In winter, I'm particularly neurotic about the state of the front door. On one occasion last winter, it failed to latch and stood wide open all night long. Being the one who physically gathers and carries home our heat on my back, every time that door is open, I feel like someone is wasting my time. I especially hate it when someone holds open the door as form of social signalling, that (for example) they are still connected and will remain connected to someone on the other side. My feeling is that if you need to maintain that connection, go to the other side of that door, close it, and maintain your fucking connection. There's nothing I can do to micromanage the opening and closing of that door when I'm away, but at least I can make sure it has a propensity to close. So today I installed a spring-loaded door closer, the kind normally attached to a screen door. Since the front door opens inward and the closer has to be on the side of the door to which it goes when it closes, I had to install it on the outside of the door, where its presence was surprisingly unobtrusive.

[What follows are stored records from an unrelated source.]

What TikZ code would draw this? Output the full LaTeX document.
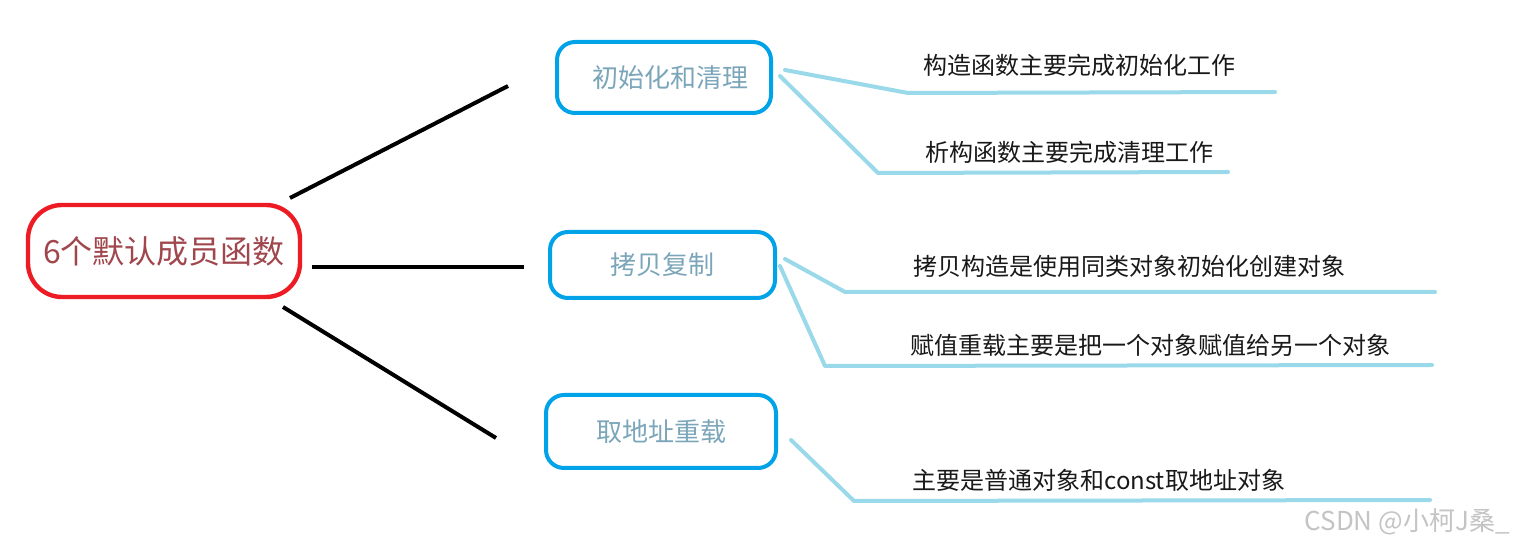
\documentclass[tikz,border=0pt]{standalone}
\usepackage{fontspec}
\setmainfont{Noto Sans CJK SC}
\newfontfamily\cjk{Noto Sans CJK SC}
\definecolor{boxred}{HTML}{ED1C24}
\definecolor{boxblue}{HTML}{00A2E8}
\definecolor{leafline}{HTML}{99D9EA}
\definecolor{titlered}{HTML}{A0474E}
\definecolor{titleblue}{HTML}{7BA6BA}
\definecolor{wmgray}{HTML}{C4C4C4}
\begin{document}
\begin{tikzpicture}[x=0.5pt,y=-0.5pt,
  rootbox/.style={draw=boxred,line width=2.2pt,rounded corners=17pt,minimum width=136pt,minimum height=46pt,text=titlered,font=\cjk\fontsize{16pt}{18pt}\selectfont,inner sep=0pt},
  branchbox/.style={draw=boxblue,line width=2pt,rounded corners=9pt,inner sep=0pt,text=titleblue,font=\cjk\fontsize{13pt}{15pt}\selectfont},
  trunk/.style={draw=black,line width=2pt},
  twig/.style={draw=leafline,line width=2pt,line join=round,line cap=round},
  leaftext/.style={anchor=west,inner sep=0pt,text=black!90,font=\cjk\fontsize{12pt}{14pt}\selectfont},
  wmtext/.style={anchor=east,inner sep=0pt,text=wmgray,font=\cjk\fontsize{13pt}{15pt}\selectfont}
  ]
\useasboundingbox (0,0) rectangle (1519,549);
\fill[white] (0,0) rectangle (1519,549);

% root
\node[rootbox] (root) at (164,251) {6个默认成员函数};

% branches
\node[branchbox,minimum width=107pt,minimum height=35.5pt] (b1) at (664,77.5) {\hspace*{6pt}初始化和清理};
\node[branchbox,minimum width=112.5pt,minimum height=33pt] (b2) at (662.5,265) {拷贝复制};
\node[branchbox,minimum width=115pt,minimum height=36.5pt] (b3) at (661,431.5) {取地址重载};

% trunk coordinates
\coordinate (r1) at (290,198);
\coordinate (e1) at (508,86);
\coordinate (r2) at (312,267);
\coordinate (e2) at (524,267);
\coordinate (r3) at (283,307);
\coordinate (e3) at (496,438);
\draw[trunk] (r1) -- (e1);
\draw[trunk] (r2) -- (e2);
\draw[trunk] (r3) -- (e3);

% leaf texts
\node[leaftext] (t1) at (923,65) {构造函数主要完成初始化工作};
\node[leaftext] (t2) at (925,152) {析构函数主要完成清理工作};
\node[leaftext] (t3) at (913,266) {拷贝构造是使用同类对象初始化创建对象};
\node[leaftext] (t4) at (910,345) {赋值重载主要是把一个对象赋值给另一个对象};
\node[leaftext] (t5) at (912,480) {主要是普通对象和const取地址对象};

% twig coordinates
\coordinate (s1) at (785,70);
\coordinate (k1) at (908,93);
\coordinate (u1) at (1275,92);
\coordinate (s2) at (780,76);
\coordinate (k2) at (878,173);
\coordinate (u2) at (1228,172);
\coordinate (s3) at (785,259);
\coordinate (k3) at (845,292);
\coordinate (u3) at (1435,292);
\coordinate (s4) at (780,266);
\coordinate (k4) at (825,366);
\coordinate (u4) at (1432,365);
\coordinate (s5) at (791,440);
\coordinate (k5) at (854,501);
\coordinate (u5) at (1430,500);
\draw[twig] (s1) -- (k1) -- (u1);
\draw[twig] (s2) -- (k2) -- (u2);
\draw[twig] (s3) -- (k3) -- (u3);
\draw[twig] (s4) -- (k4) -- (u4);
\draw[twig] (s5) -- (k5) -- (u5);

% watermark
\node[wmtext] (wm) at (1510,522) {CSDN @小柯J桑\_};
\end{tikzpicture}
\end{document}
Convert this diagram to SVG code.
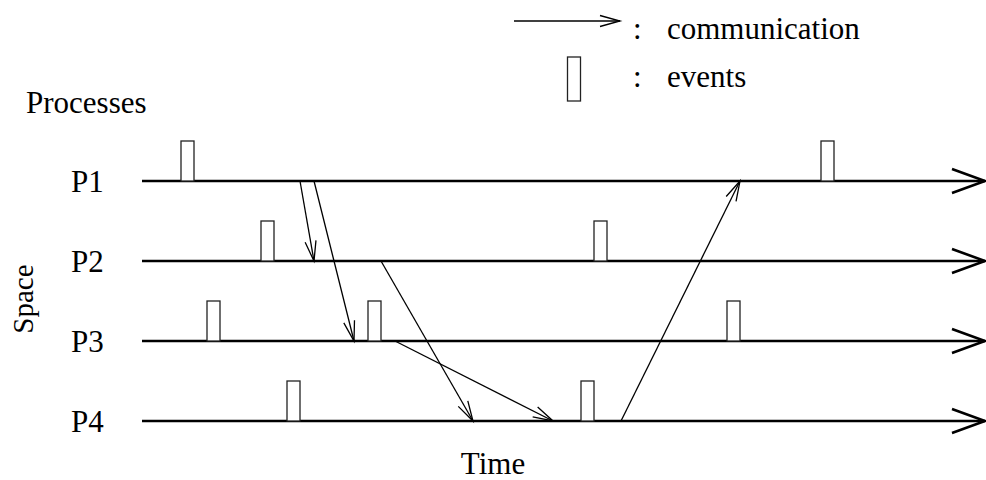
<svg xmlns="http://www.w3.org/2000/svg" width="986" height="480" viewBox="0 0 986 480">
  <style>
    .lbl { font-family: "Liberation Serif", "Times New Roman", serif; font-size: 31px; fill: #000; }
    .axis { stroke: #000; stroke-width: 2.6; fill: none; }
    .msg { stroke: #000; stroke-width: 1.3; fill: none; }
    .ev { stroke: #222; stroke-width: 1.3; fill: #fff; }
  </style>
  <defs>
    <marker id="open" markerUnits="userSpaceOnUse" markerWidth="24" markerHeight="14" viewBox="-22 -7 24 14" refX="0" refY="0" orient="auto" overflow="visible">
      <path d="M-20,-5.5 L0,0 L-20,5.5" fill="none" stroke="#000" stroke-width="1.3"/>
    </marker>
    <marker id="axisHead" markerUnits="userSpaceOnUse" markerWidth="36" markerHeight="28" viewBox="-35 -14 36 28" refX="0" refY="0" orient="auto" overflow="visible">
      <path d="M-33,-12 L0,0 L-33,12" fill="none" stroke="#000" stroke-width="2.6"/>
    </marker>
  </defs>

  <!-- legend -->
  <g id="legend">
    <line class="msg" x1="514" y1="21" x2="620" y2="21" marker-end="url(#open)"/>
    <text class="lbl" x="633" y="39">:</text>
    <text class="lbl" x="667" y="39">communication</text>
    <rect class="ev" x="567.5" y="57" width="13" height="44"/>
    <text class="lbl" x="633" y="87">:</text>
    <text class="lbl" x="667" y="87">events</text>
  </g>

  <!-- axis titles -->
  <text class="lbl" x="26" y="113">Processes</text>
  <text class="lbl" x="493" y="474" text-anchor="middle">Time</text>
  <text class="lbl" style="font-size:29px" transform="translate(33,299) rotate(-90)" text-anchor="middle">Space</text>

  <!-- process timelines -->
  <g id="P1">
    <text class="lbl" x="71" y="192">P1</text>
    <line class="axis" x1="142" y1="181" x2="985" y2="181" marker-end="url(#axisHead)"/>
    <rect class="ev" x="181" y="141" width="13" height="40"/>
    <rect class="ev" x="821" y="141" width="13" height="40"/>
  </g>
  <g id="P2">
    <text class="lbl" x="71" y="272">P2</text>
    <line class="axis" x1="142" y1="261" x2="985" y2="261" marker-end="url(#axisHead)"/>
    <rect class="ev" x="261" y="221" width="13" height="40"/>
    <rect class="ev" x="594" y="221" width="13" height="40"/>
  </g>
  <g id="P3">
    <text class="lbl" x="71" y="352">P3</text>
    <line class="axis" x1="142" y1="341" x2="985" y2="341" marker-end="url(#axisHead)"/>
    <rect class="ev" x="207" y="301" width="13" height="40"/>
    <rect class="ev" x="368" y="301" width="13" height="40"/>
    <rect class="ev" x="727" y="301" width="13" height="40"/>
  </g>
  <g id="P4">
    <text class="lbl" x="71" y="432">P4</text>
    <line class="axis" x1="142" y1="421" x2="985" y2="421" marker-end="url(#axisHead)"/>
    <rect class="ev" x="287" y="381" width="13" height="40"/>
    <rect class="ev" x="581" y="381" width="13" height="40"/>
  </g>

  <!-- messages -->
  <g id="connectors">
    <line class="msg" x1="300" y1="181" x2="314" y2="261" marker-end="url(#open)"/>
    <line class="msg" x1="314" y1="181" x2="354" y2="341" marker-end="url(#open)"/>
    <line class="msg" x1="381" y1="261" x2="473" y2="421" marker-end="url(#open)"/>
    <line class="msg" x1="395" y1="341" x2="553" y2="421" marker-end="url(#open)"/>
    <line class="msg" x1="621" y1="421" x2="740" y2="181" marker-end="url(#open)"/>
  </g>
</svg>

Once installed, it actually failed to close the door to the point of latching; to get that to happen reliably, I had to squirt some lithium grease into the latching mechanism.

This evening Oscar and Julius (aka "Stripey") had a terrible fight in the laboratory (their mutual favorite territory). They knocked over tanks of propane, flung tufts of hair every which way, and completely freaked out Celeste the Kitten. After a similar such fight several weeks ago, Stripey had a bad injury on his right ear that required antibiotic salve. This time, though, neither appeared to have been injured. But Celeste was still freaked out hours later, creeping slowly through the site of the battle, sniffing every disembodied tuft of hair.